La directora Camila Beltrán conjuga el misterio desconocido y magnético al insertar la presencia del búho y su relación de fábula con la representación social e histórica de la bruja y la asociación en el despertar de los sentidos, las sensaciones del cuerpo y la sexualidad, una aparición mágica ante el horror y la desconexión con la naturaleza; al mismo tiempo, la joven establece cercanía con los animales sin ningún miedo. De este modo, el relato alcanza una cadencia por la frecuencia de sus planos y la cercanía para generar una percepción diferente que se construye con un ambiente sonoro, entre el rock y el punk, de amenaza y refugio, ya que Mila debe estar al acecho para evitar ser una presa de su atmósfera hostil ante su despertar juvenil.
La película también acude al archivo de imágenes para insertar la verosimilitud de la profecía a la luz del recuerdo y el crecimiento horrífico de la protagonista, en especial, para emanciparse y tener una mirada ante el mundo y su propio universo. Ella está inmersa en un magma de opresión y oscuridad, los apagones eléctricos, los mantras religiosos y la sombra de las velas para contar historias y escuchar a través de la televisión la mitología fantasmal sobre la ciudad y sus espacios de humedales y de fieras salvajes; de ahí que la metáfora de la transformación animal funcione como una proyección expandida del personaje protagonista, ese corpus fantástico que hace singular esta película y su exploración casi novedosa. Por esta razón se plantea un ritmo opresivo que va generando nuevas grietas de valentía en Mila y lo que va mirando en su entorno. Sí, una mirada introspectiva y meticulosa consigo misma tanto en el interior como en el exterior de su universo.

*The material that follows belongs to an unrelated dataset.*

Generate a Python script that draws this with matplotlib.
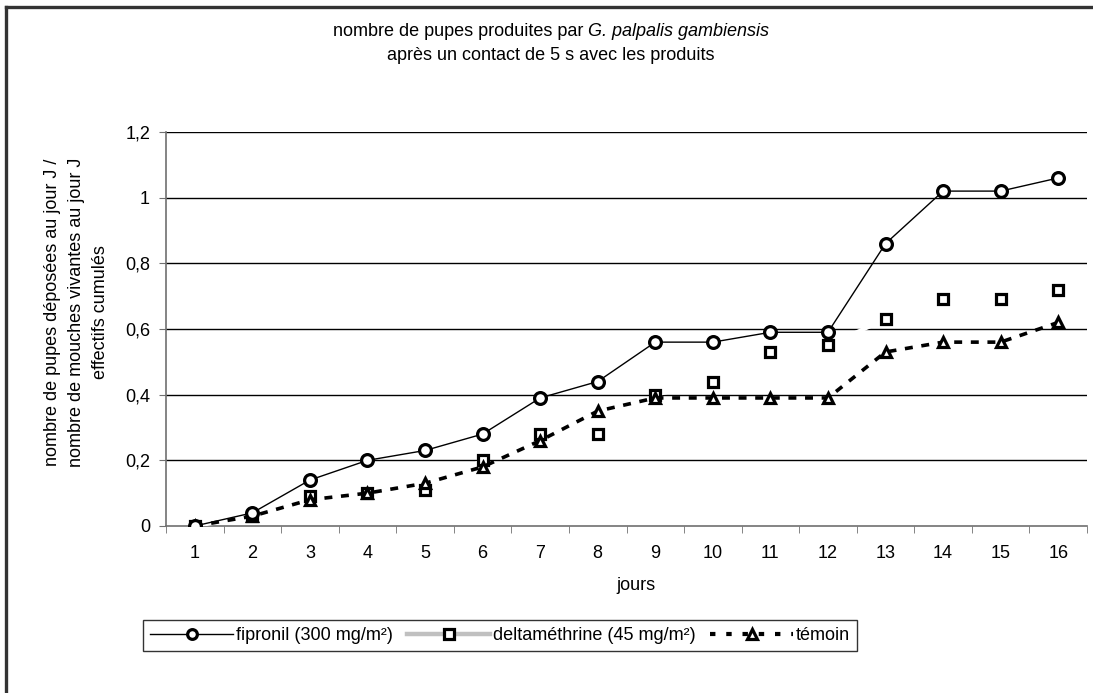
import matplotlib.pyplot as plt
from matplotlib.lines import Line2D
from matplotlib.ticker import FixedLocator, FuncFormatter

plt.rcParams['font.family'] = ['Liberation Sans', 'DejaVu Sans']

# data
jours = list(range(1, 17))
fipronil = [0, 0.04, 0.14, 0.20, 0.23, 0.28, 0.39, 0.44, 0.56, 0.56, 0.59, 0.59, 0.86, 1.02, 1.02, 1.06]
deltamethrine = [0, 0.03, 0.09, 0.10, 0.11, 0.20, 0.28, 0.28, 0.40, 0.44, 0.53, 0.55, 0.63, 0.69, 0.69, 0.72]
temoin = [0, 0.03, 0.08, 0.10, 0.13, 0.18, 0.26, 0.35, 0.39, 0.39, 0.39, 0.39, 0.53, 0.56, 0.56, 0.62]
y_ticks = [0, 0.2, 0.4, 0.6, 0.8, 1.0, 1.2]
ylabel_lines = ['nombre de pupes déposées au jour J /',
                'nombre de mouches vivantes au jour J',
                'effectifs cumulés']

FS = 13
W, H = 1093, 693

fig = plt.figure(figsize=(W/100, H/100), dpi=100)
ax = fig.add_axes([166/W, 1 - 526/H, (1087 - 166)/W, (526 - 132)/H])

# outer frame of the chart area (only top and left edges visible)
fig.add_artist(Line2D([6/W, 6/W], [0, 1 - 7/H], transform=fig.transFigure,
                      color='#333333', lw=2.4))
fig.add_artist(Line2D([6/W, 1], [1 - 7/H, 1 - 7/H], transform=fig.transFigure,
                      color='#333333', lw=2.4))

# gridlines
for y in y_ticks[1:]:
    ax.axhline(y, color='black', lw=1.0, zorder=1)

ax.plot(jours, fipronil, color='black', lw=1.0, marker='o', ms=8.5,
        mfc='white', mec='black', mew=2.3, zorder=4)
ax.plot(jours, deltamethrine, color='white', lw=3.0, marker='s', ms=7.5,
        mfc='white', mec='black', mew=2.3, zorder=3)
ax.plot(jours, temoin, color='black', lw=2.6, ls=(0, (2.2, 2.4)), marker='^', ms=7.5,
        mfc='white', mec='black', mew=2.3, zorder=3)

ax.set_xlim(0.5, 16.5)
ax.set_ylim(0, 1.2)
ax.set_xticks(jours)
ax.xaxis.set_minor_locator(FixedLocator([i + 0.5 for i in range(0, 17)]))
ax.tick_params(axis='x', which='major', length=0, pad=14, labelsize=FS)
ax.tick_params(axis='x', which='minor', length=5, color='#707070', direction='out')
ax.set_yticks(y_ticks)
ax.yaxis.set_major_formatter(FuncFormatter(lambda v, p: ('%g' % v).replace('.', ',')))
ax.tick_params(axis='y', length=5, color='#707070', direction='out', pad=6.5, labelsize=FS)

for s in ['top', 'right']:
    ax.spines[s].set_visible(False)
for s in ['left', 'bottom']:
    ax.spines[s].set_color('#707070')
    ax.spines[s].set_linewidth(1.2)

fig.text(636/W, 1 - 586/H, 'jours', ha='center', va='center', fontsize=FS)
for xpx, line in zip([53, 77, 100], ylabel_lines):
    fig.text(xpx/W, 1 - 312/H, line, rotation=90, ha='center', va='center', fontsize=FS)

# title, with italic species name
tx = 551
t1 = fig.text(tx/W, 1 - 32/H, 'nombre de pupes produites par ', ha='left', va='center', fontsize=FS)
t2 = fig.text(tx/W, 1 - 32/H, 'G. palpalis gambiensis', ha='left', va='center', fontsize=FS, style='italic')
r = fig.canvas.get_renderer()
w1 = t1.get_window_extent(renderer=r).width
w2 = t2.get_window_extent(renderer=r).width
x0 = tx - (w1 + w2) / 2
t1.set_x(x0 / W)
t2.set_x((x0 + w1) / W)
fig.text(tx/W, 1 - 56/H, 'après un contact de 5 s avec les produits',
         ha='center', va='center', fontsize=FS)

handles = [
    Line2D([], [], color='black', lw=1.0, marker='o', ms=7, mfc='white', mec='black', mew=2.3),
    Line2D([], [], color='#c0c0c0', lw=3.2, marker='s', ms=7, mfc='white', mec='black', mew=2.3),
    Line2D([], [], color='black', lw=3.0, ls=(0, (1.3, 2.6)), marker='^', ms=7, mfc='white', mec='black', mew=2.3),
]
labels = ['fipronil (300 mg/m²)', 'deltaméthrine (45 mg/m²)', 'témoin']
leg = fig.legend(handles, labels, loc='upper left', bbox_to_anchor=(143/W, 1 - 620/H),
                 ncol=3, frameon=True, fancybox=False, edgecolor='black', fontsize=FS,
                 handlelength=4.6, handletextpad=0.15, columnspacing=0.8, borderpad=0.4,
                 borderaxespad=0)
leg.get_frame().set_linewidth(1.0)

fig.savefig('out.png', dpi=100)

Sí, se puede ser rebelde y abrir los ojos para abandonar la infancia (“asfixiante al convertirse en un objeto sexual”, como dice la directora) y aventurarse por la senda de la determinación, la incertidumbre y la expansión de la consciencia. Un relato que, ante la juventud de los nuevos espectadores de visionado fracturado o encapsulado, ofrece una posibilidad de leer en imágenes algunas pequeñas dosis de la década del noventa (sin internet, ni redes sociales, las telenovelas y mujeres distintas) y una cercanía descifrable para quienes vivieron, por la misma edad de Mila, el extrañamiento documentado de la profecía y su primera chispa al mirar(se) e ir(se).